I have discovered two English words that have been adopted here with their pronunciation intact: Pie and Colgate. Only the ignorant call it Peeay or Colgahtay. I asked what a lemon pie was called and was told Lemon Pie. Got that one down.

Sunday, September 1, 2013

Tourist Duties: Casa Blanca y Isla Negra



Well, I finally feel like I’m back at school: the calendar has filled up and the homework is piling on.

But that doesn’t mean that my duties as a foreigner can be ignored either. That means visiting. Today our program coordinator, Carolina, Emanuel (her bf), and Joel (our classy driver who makes me think of Higgins from Agatha Christie’s Poirot) took us to Casa Blanca, a famous wine valley about half an hour from Valpo. The first vineyard was up on a hill, so despite the clouds we had a nice view of the rows of grape vines. We had a good explanation of the harvest, fermentation, and storing of the wine (did you know good wine barrels made of French Oak coast 1,000 bucks a pop? Empty? And you can only use them 3 times? I was impressed). Then we moved onto the tasting, where we learned how to change and access the flavors of the wine by smelling, swirling, and taking in air as we drank. We tried a sauvignon blanc, a pinot noir, and a sauvignon cabernet (French is finally useful for something). I guess the cabernet is the most Chilean, but Emily and I both liked the blanc best. And now I feel ready to serve a dinner party, since I know at least 3 kinds of good wine and what kind of food they go with. Classy education.




We visited another vineyard briefly to do the same sans tasting (I think Carolina was testing stuff out to get a feel for future visits). The main building had a neat wooden and terracotta roof, and we stared a little bit at the Brazilean tourists before heading to Quisco for lunch and more adventures.

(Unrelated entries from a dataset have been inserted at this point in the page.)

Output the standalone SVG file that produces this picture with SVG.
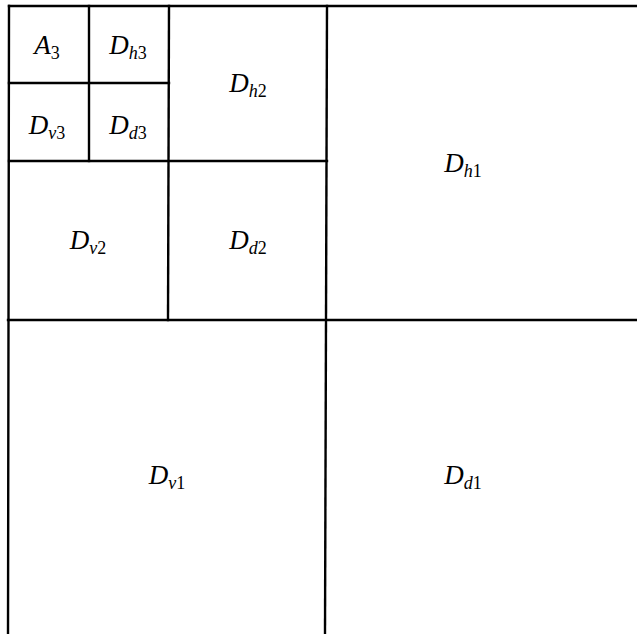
<svg xmlns="http://www.w3.org/2000/svg" width="637" height="634" viewBox="0 0 637 634">
<style>
.ln{stroke:#000;stroke-width:2.4;fill:none;stroke-linecap:square}
.lb{font-family:"Liberation Serif","DejaVu Serif",serif;font-size:27px;font-style:italic;fill:#000;text-anchor:middle}
.sb{font-size:18px}
.n{font-style:normal}
</style>
<rect width="637" height="634" fill="#fff"/>
<g id="grid">
<line class="ln" x1="9" y1="6" x2="637" y2="6"/>
<line class="ln" x1="9" y1="6" x2="8" y2="634"/>
<line class="ln" x1="327" y1="6" x2="325" y2="634"/>
<line class="ln" x1="8" y1="320" x2="637" y2="320"/>
<line class="ln" x1="169" y1="6" x2="168" y2="320"/>
<line class="ln" x1="9" y1="161" x2="327" y2="161"/>
<line class="ln" x1="89" y1="6" x2="89" y2="161"/>
<line class="ln" x1="9" y1="83" x2="169" y2="83"/>
</g>
<g id="A3"><text class="lb" x="47" y="54">A<tspan class="sb n" dy="5">3</tspan></text></g>
<g id="Dh3"><text class="lb" x="128" y="54">D<tspan class="sb" dy="5">h</tspan><tspan class="sb n">3</tspan></text></g>
<g id="Dv3"><text class="lb" x="47" y="134">D<tspan class="sb" dy="5">v</tspan><tspan class="sb n">3</tspan></text></g>
<g id="Dd3"><text class="lb" x="128" y="134">D<tspan class="sb" dy="5">d</tspan><tspan class="sb n">3</tspan></text></g>
<g id="Dh2"><text class="lb" x="248" y="92">D<tspan class="sb" dy="5">h</tspan><tspan class="sb n">2</tspan></text></g>
<g id="Dv2"><text class="lb" x="88" y="249">D<tspan class="sb" dy="5">v</tspan><tspan class="sb n">2</tspan></text></g>
<g id="Dd2"><text class="lb" x="248" y="249">D<tspan class="sb" dy="5">d</tspan><tspan class="sb n">2</tspan></text></g>
<g id="Dh1"><text class="lb" x="463" y="172">D<tspan class="sb" dy="5">h</tspan><tspan class="sb n">1</tspan></text></g>
<g id="Dv1"><text class="lb" x="167" y="484">D<tspan class="sb" dy="5">v</tspan><tspan class="sb n">1</tspan></text></g>
<g id="Dd1"><text class="lb" x="463" y="484">D<tspan class="sb" dy="5">d</tspan><tspan class="sb n">1</tspan></text></g>
</svg>
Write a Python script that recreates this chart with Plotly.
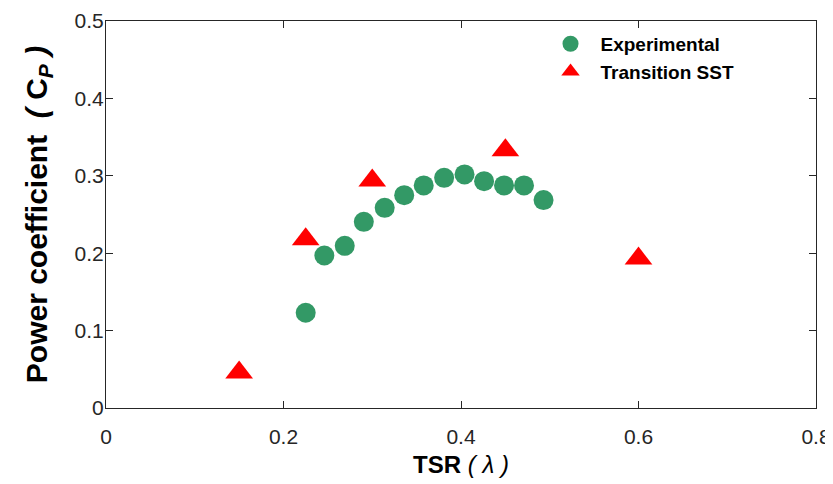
import plotly.graph_objects as go

# Experimental data
exp_tsr = [0.225, 0.246, 0.269, 0.2905, 0.314, 0.336, 0.358, 0.381, 0.404, 0.426, 0.4485, 0.471, 0.493]
exp_cp = [0.123, 0.197, 0.2095, 0.2405, 0.2586, 0.275, 0.2876, 0.2974, 0.3018, 0.2931, 0.2876, 0.2876, 0.2686]

# Transition SST simulation
sst_tsr = [0.15, 0.225, 0.30, 0.45, 0.60]
sst_cp = [0.046, 0.218, 0.294, 0.333, 0.193]

x_ticks = [0, 0.2, 0.4, 0.6, 0.8]
y_ticks = [0, 0.1, 0.2, 0.3, 0.4, 0.5]

axis_color = "#262626"
font_family = "Arial, Liberation Sans, sans-serif"

fig = go.Figure()
fig.add_trace(go.Scatter(
    x=exp_tsr, y=exp_cp, mode="markers", name="Experimental",
    marker=dict(symbol="circle", size=20, color="#339966", line=dict(width=0)),
))
fig.add_trace(go.Scatter(
    x=sst_tsr, y=sst_cp, mode="markers", name="Transition SST",
    marker=dict(symbol="triangle-up", size=24, color="#FF0000", line=dict(width=0)),
))

axis_common = dict(
    showline=True, linecolor=axis_color, linewidth=1, mirror="ticks",
    ticks="inside", ticklen=7, tickwidth=1, tickcolor=axis_color,
    showgrid=False, zeroline=False, automargin=False,
    tickfont=dict(family=font_family, size=21, color=axis_color),
)

# page body has an 8px default margin, so the figure is drawn 8px right/down
fig.update_layout(
    width=825, height=476,
    margin=dict(l=98, r=17, t=13, b=76, autoexpand=False),
    paper_bgcolor="white", plot_bgcolor="white",
    xaxis=dict(
        range=[0, 0.8], tickvals=x_ticks, ticktext=[str(v) for v in x_ticks],
        ticklabelstandoff=10,
        title=dict(text="<b>TSR</b> <i>( λ )</i>", font=dict(family=font_family, size=24, color="#000000"), standoff=8),
        **axis_common,
    ),
    yaxis=dict(
        range=[0, 0.5], tickvals=y_ticks, ticktext=[str(v) for v in y_ticks],
        ticklabelstandoff=-3,
        title=dict(text="<b>Power coefficient  <i>(</i> C<sub><i>P</i></sub> <i>)</i></b>", font=dict(family=font_family, size=30, color="#000000"), standoff=18),
        **axis_common,
    ),
    legend=dict(
        x=0.612, y=0.99, xanchor="left", yanchor="top",
        bgcolor="rgba(0,0,0,0)", borderwidth=0,
        font=dict(family=font_family, size=19, color="#000000", weight="bold"),
        itemsizing="trace", itemwidth=50, tracegroupgap=0,
    ),
    showlegend=True,
)

fig.write_html(
    "out.html",
    post_script=(
        "document.documentElement.style.overflow='hidden';"
        "document.body.style.overflow='hidden';"
        "document.querySelectorAll('.main-svg').forEach(function(s){s.style.overflow='visible';});"
    ),
)
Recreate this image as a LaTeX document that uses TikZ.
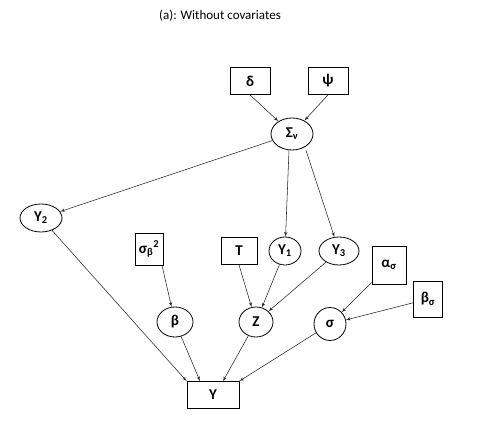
\documentclass[tikz,border=0pt]{standalone}
\usepackage{fontspec}
\setmainfont{Carlito}
\usetikzlibrary{arrows,shapes.geometric}

\begin{document}
\begin{tikzpicture}[x=1pt,y=-1pt,font=\fontsize{15}{17}\selectfont\bfseries,
    line/.style={draw=black!85, -latex', line width=0.55pt},
    param/.style={draw, line width=0.8pt, inner sep=0pt},
    latent/.style={draw, ellipse, line width=0.8pt, inner sep=0pt},
    ]
    \useasboundingbox (0,0) rectangle (477,427);
    \node [font=\fontsize{13}{15}\selectfont] at (220,16) (title) {(a): Without covariates};

    % Place nodes
    \node [param, minimum width=40, minimum height=27] at (250,81) (delta) {δ};
    \node [param, minimum width=40, minimum height=27] at (328,81) (psi) {ψ};
    \node [latent, minimum width=42, minimum height=32] at (292,134) (sig) {Σ\textsubscript{ν}};
    \node [latent, minimum width=42, minimum height=28] at (41,218) (ups2) {Υ\textsubscript{2}};
    \node [param, minimum width=28, minimum height=32] at (149,249) (sb) {σ\textsubscript{β}\textsuperscript{2}};
    \node [param, minimum width=36, minimum height=27] at (239,251) (T) {T};
    \node [latent, minimum width=32, minimum height=28] at (285,251) (ups1) {Υ\textsubscript{1}};
    \node [latent, minimum width=40, minimum height=28] at (339,251) (ups3) {Υ\textsubscript{3}};
    \node [param, minimum width=34, minimum height=38] at (389,265) (as) {α\textsubscript{σ}};
    \node [param, minimum width=29, minimum height=36] at (428,299) (bs) {β\textsubscript{σ}};
    \node [latent, minimum width=36, minimum height=30] at (175,322) (beta) {β};
    \node [latent, minimum width=34, minimum height=30] at (256,322) (Z) {Z};
    \node [latent, minimum width=32, minimum height=33] at (330,324) (sigma) {σ};
    \node [param, minimum width=52, minimum height=27] at (213,395) (Y) {Υ};

    % Draw edges
    \path [line] (delta.south) -- (sig);
    \path [line] (psi.south) -- (sig);
    \path [line] (sig) -- (ups2);
    \path [line] ([xshift=-3]sig.south) -- (ups1);
    \path [line] ([xshift=14]sig.south) -- (ups3);
    \path [line] ([xshift=13]sb.south) -- (beta);
    \path [line] (T.south) -- (Z);
    \path [line] (ups1) -- (Z);
    \path [line] (ups3) -- (Z);
    \path [line] (as) -- (sigma);
    \path [line] (bs) -- (sigma);
    \path [line] (ups2) -- (Y.north west);
    \path [line] (beta) -- ([xshift=-13]Y.north);
    \path [line] (Z) -- ([xshift=10]Y.north);
    \path [line] (sigma) -- (Y.north east);
\end{tikzpicture}
\end{document}
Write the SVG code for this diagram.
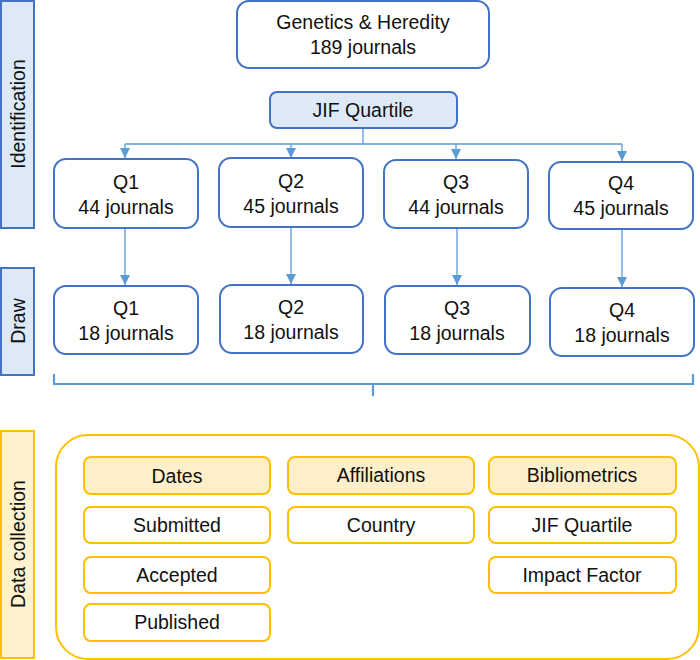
<svg xmlns="http://www.w3.org/2000/svg" width="700" height="660" viewBox="0 0 700 660">
<style>
text{font-family:"Liberation Sans",Arial,sans-serif;font-size:19.5px;fill:#111;text-anchor:middle;dominant-baseline:central}
.side{fill:#dde9f6;stroke:#4472c4;stroke-width:2}
.sideY{fill:#fff2cc;stroke:#ffc000;stroke-width:2}
.bx{fill:#fff;stroke:#4472c4;stroke-width:2}
.bxf{fill:#dde9f6;stroke:#4472c4;stroke-width:2}
.ob{fill:#fff;stroke:#ffc000;stroke-width:2}
.obf{fill:#fdefc9;stroke:#ffc000;stroke-width:2}
.c{fill:none;stroke:#5b9bd5;stroke-width:1.3}
.br{fill:none;stroke:#5b9bd5;stroke-width:2.2}
</style>
<defs>
<marker id="ah" markerWidth="10" markerHeight="10" refX="10" refY="5" orient="auto" markerUnits="userSpaceOnUse">
<path d="M0,0 L10,5 L0,10 z" fill="#5b9bd5"/>
</marker>
</defs>

<g id="side-identification"><rect class="side" x="1" y="1" width="33" height="227"/><text transform="translate(18,114) rotate(-90)">Identification</text></g>
<g id="side-draw"><rect class="side" x="1" y="268" width="33" height="107"/><text transform="translate(18,321) rotate(-90)">Draw</text></g>
<g id="side-data"><rect class="sideY" x="1" y="431" width="33" height="227"/><text transform="translate(18,544) rotate(-90)">Data collection</text></g>

<g id="connectors">
<path class="c" d="M363,128 V144 M125,144 H622"/>
<path class="c" d="M125,144 V158" marker-end="url(#ah)"/>
<path class="c" d="M291,144 V158" marker-end="url(#ah)"/>
<path class="c" d="M456,144 V159" marker-end="url(#ah)"/>
<path class="c" d="M622,144 V161" marker-end="url(#ah)"/>
<path class="c" d="M125,228 V285" marker-end="url(#ah)"/>
<path class="c" d="M291,227 V284" marker-end="url(#ah)"/>
<path class="c" d="M457,228 V285" marker-end="url(#ah)"/>
<path class="c" d="M622,229 V287" marker-end="url(#ah)"/>
<path class="br" d="M54,374 V384 H693 V374 M373,384 V396"/>
</g>

<g id="genetics"><rect class="bx" x="237" y="1" width="252" height="67" rx="12"/><text x="363" y="22">Genetics &amp; Heredity</text><text x="363" y="47">189 journals</text></g>
<g id="jif"><rect class="bxf" x="270" y="92" width="187" height="36" rx="7"/><text x="363" y="110">JIF Quartile</text></g>

<g id="q1a"><rect class="bx" x="54" y="159" width="144" height="69" rx="12"/><text x="126" y="182">Q1</text><text x="126" y="207">44 journals</text></g>
<g id="q2a"><rect class="bx" x="219" y="158" width="144" height="69" rx="12"/><text x="291" y="181">Q2</text><text x="291" y="206">45 journals</text></g>
<g id="q3a"><rect class="bx" x="384" y="160" width="144" height="68" rx="12"/><text x="456" y="182">Q3</text><text x="456" y="207">44 journals</text></g>
<g id="q4a"><rect class="bx" x="549" y="162" width="144" height="67" rx="12"/><text x="621" y="183">Q4</text><text x="621" y="208">45 journals</text></g>

<g id="q1b"><rect class="bx" x="54" y="286" width="144" height="68" rx="12"/><text x="126" y="308">Q1</text><text x="126" y="333">18 journals</text></g>
<g id="q2b"><rect class="bx" x="220" y="285" width="143" height="68" rx="12"/><text x="291" y="307">Q2</text><text x="291" y="332">18 journals</text></g>
<g id="q3b"><rect class="bx" x="385" y="286" width="145" height="68" rx="12"/><text x="457" y="308">Q3</text><text x="457" y="333">18 journals</text></g>
<g id="q4b"><rect class="bx" x="550" y="288" width="144" height="68" rx="12"/><text x="622" y="310">Q4</text><text x="622" y="335">18 journals</text></g>

<g id="data-container"><rect class="ob" x="56" y="435" width="643" height="224" rx="32"/></g>
<g id="dates"><rect class="obf" x="84" y="457" width="186" height="37" rx="7"/><text x="177" y="476">Dates</text></g>
<g id="submitted"><rect class="ob" x="84" y="507" width="186" height="36" rx="7"/><text x="177" y="525">Submitted</text></g>
<g id="accepted"><rect class="ob" x="84" y="557" width="186" height="36" rx="7"/><text x="177" y="575">Accepted</text></g>
<g id="published"><rect class="ob" x="84" y="604" width="186" height="37" rx="7"/><text x="177" y="622">Published</text></g>
<g id="affiliations"><rect class="obf" x="288" y="457" width="186" height="37" rx="7"/><text x="381" y="475">Affiliations</text></g>
<g id="country"><rect class="ob" x="288" y="507" width="186" height="36" rx="7"/><text x="381" y="525">Country</text></g>
<g id="bibliometrics"><rect class="obf" x="489" y="457" width="187" height="37" rx="7"/><text x="582" y="475">Bibliometrics</text></g>
<g id="jif2"><rect class="ob" x="489" y="507" width="187" height="36" rx="7"/><text x="582" y="525">JIF Quartile</text></g>
<g id="impact"><rect class="ob" x="489" y="557" width="187" height="36" rx="7"/><text x="582" y="575">Impact Factor</text></g>
</svg>
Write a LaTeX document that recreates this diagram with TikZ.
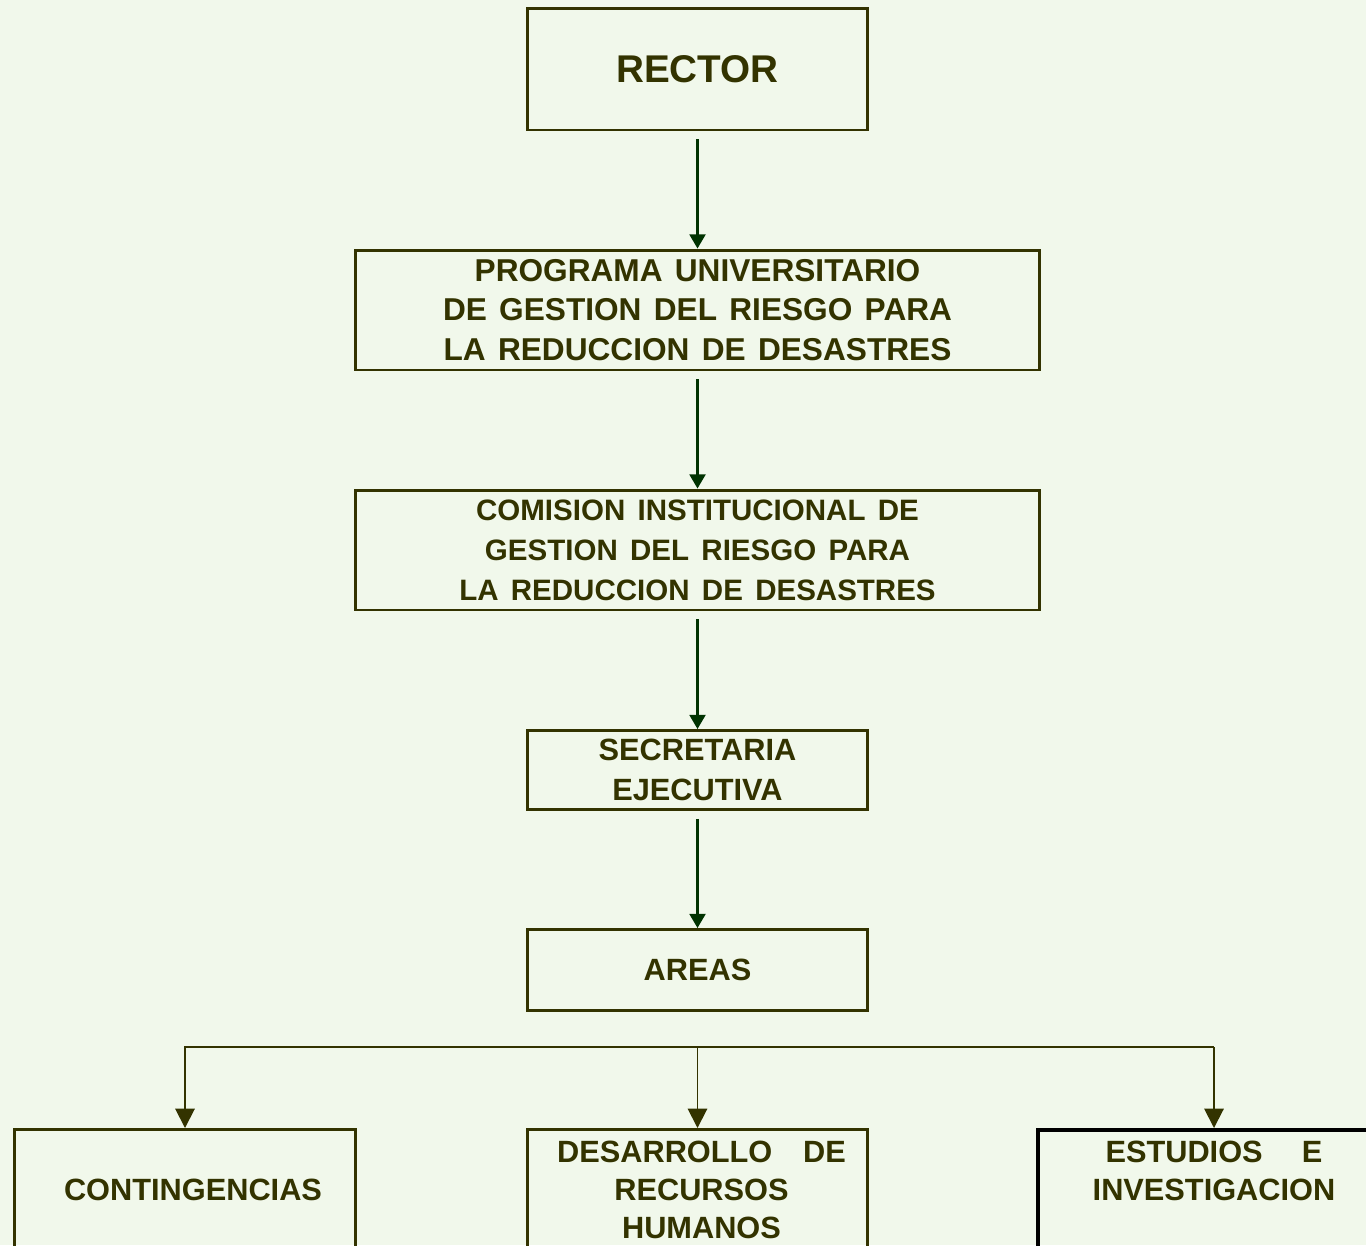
\documentclass[tikz,border=0pt]{standalone}
\usepackage{fontspec}
\setmainfont{Liberation Sans}
\usetikzlibrary{arrows.meta,positioning}

\definecolor{fondo}{HTML}{F1F8EB}
\definecolor{oliva}{HTML}{333300}
\definecolor{verde}{HTML}{003300}

\newcommand{\espacioancho}{\spaceskip 7pt plus 2pt\relax}

\tikzset{
  caja/.style={draw=oliva, line width=1.7pt, rectangle, inner sep=0pt,
    align=center, text=oliva,
    font=\bfseries\fontsize{17.5}{22.7}\selectfont},
  ancha/.style={caja, minimum width=13.68cm, minimum height=2.4cm},
  angosta/.style={caja, minimum width=6.82cm},
  rotulo/.style={align=center, text=oliva, inner sep=0pt,
    font=\bfseries\fontsize{17.5}{21.5}\selectfont},
  flecha/.style={draw=verde, line width=1.4pt, shorten <=4.5pt,
    -{Triangle[width=9pt,length=8pt]}},
  rama/.style={draw=oliva, line width=1.1pt},
  ramaflecha/.style={rama, -{Triangle[width=11pt,length=11pt]}}
}

\begin{document}
\begin{tikzpicture}[x=0.02cm,y=-0.02cm]
  \fill[fondo] (0,0) rectangle (1366,1245);
  \useasboundingbox (0,0) rectangle (1366,1245);

  % cadena central
  \node[angosta, minimum height=2.44cm, font=\bfseries\fontsize{22}{25}\selectfont] (rector) at (697.5,69) {RECTOR};
  \node[ancha, font=\bfseries\fontsize{18}{22.7}\selectfont\espacioancho] (prog) at (697.5,310) {PROGRAMA UNIVERSITARIO\\DE GESTION DEL RIESGO PARA\\LA REDUCCION DE DESASTRES};
  \node[ancha, font=\bfseries\fontsize{16.8}{22.7}\selectfont\espacioancho] (comision) at (697.5,550) {COMISION INSTITUCIONAL DE\\GESTION DEL RIESGO PARA\\LA REDUCCION DE DESASTRES};
  \node[angosta, minimum height=1.58cm] (secre) at (697.5,770) {SECRETARIA\\EJECUTIVA};
  \node[angosta, minimum height=1.62cm] (areas) at (697.5,970) {AREAS};

  \draw[flecha] (rector) -- (prog);
  \draw[flecha] (prog) -- (comision);
  \draw[flecha] (comision) -- (secre);
  \draw[flecha] (secre) -- (areas);

  % areas de trabajo
  \node[caja, anchor=north, minimum width=6.84cm, minimum height=2.9cm] (cont) at (185,1128) {};
  \node[caja, anchor=north, minimum width=6.82cm, minimum height=2.9cm] (desa) at (697.5,1128) {};
  \node[caja, anchor=north, draw=black, line width=2pt, minimum width=7.04cm, minimum height=2.9cm] (estu) at (1214,1128) {};

  \node[rotulo] (contT) at ([shift={(8,62)}]cont.north) {CONTINGENCIAS};
  \node[rotulo] (desaT) at ([shift={(4,62)}]desa.north) {DESARROLLO\hspace{1em}DE\\RECURSOS\\HUMANOS};
  \node[rotulo] (estuT) at ([yshift=-0.86cm]estu.north) {ESTUDIOS\quad\ E\\INVESTIGACION};

  \coordinate (ramaI) at (184,1047);
  \coordinate (ramaD) at (1214,1047);
  \draw[rama] (ramaI) -- (ramaD);
  \foreach \c in {cont,desa,estu}
    \draw[ramaflecha] (ramaI -| \c) -- (\c.north);
\end{tikzpicture}
\end{document}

The beach town of Quisco is home to many restaurants with many seafood options. We enjoyed Abalone and clams before our main dishes. For me, I tried a crab casserole. Heavy, but quite good. With some coffee to round everything off we were ready to hit the main attraction of Quisco: Isla Negra, the home of Pablo Neruda.

As the Poetry Foundation says, Pablo Neruda is probably the most internationally famous poet that North Americans forget about. Probably because he was a communist. He also has a house in Valpo, but Isla Negra, where he spent his last days, is the more famous of the two. The stone walls of the house are the real deal, made of non-standard rocks with occasional additions of mosaics or glass bottles, and the interior is covered in beautiful wood paneling and furniture. And then there’s his collections. Whether it’s the mermaids from the prows of ships, funny-shaped bottles, shoes, hats, butterflies, Brazilian masks, or seashells, intriguing objects filled up the beautiful rooms overlooking the sea. We weren’t allowed to take pictures inside, but take a look on Google Images, it’s worth seeing. Outside we ogled the view and saw Neruda and his wife’s graves. Very cool.







On our way home we stopped to see what used to be the world’s largest swimming pool. Which, ironically, is next to the ocean…oh mankind.


The drive back through the countryside was also beautiful, what with the sunset and the high dose of urban living we have been receiving. Hills, cows, horses, trees, flowers…did my heart good.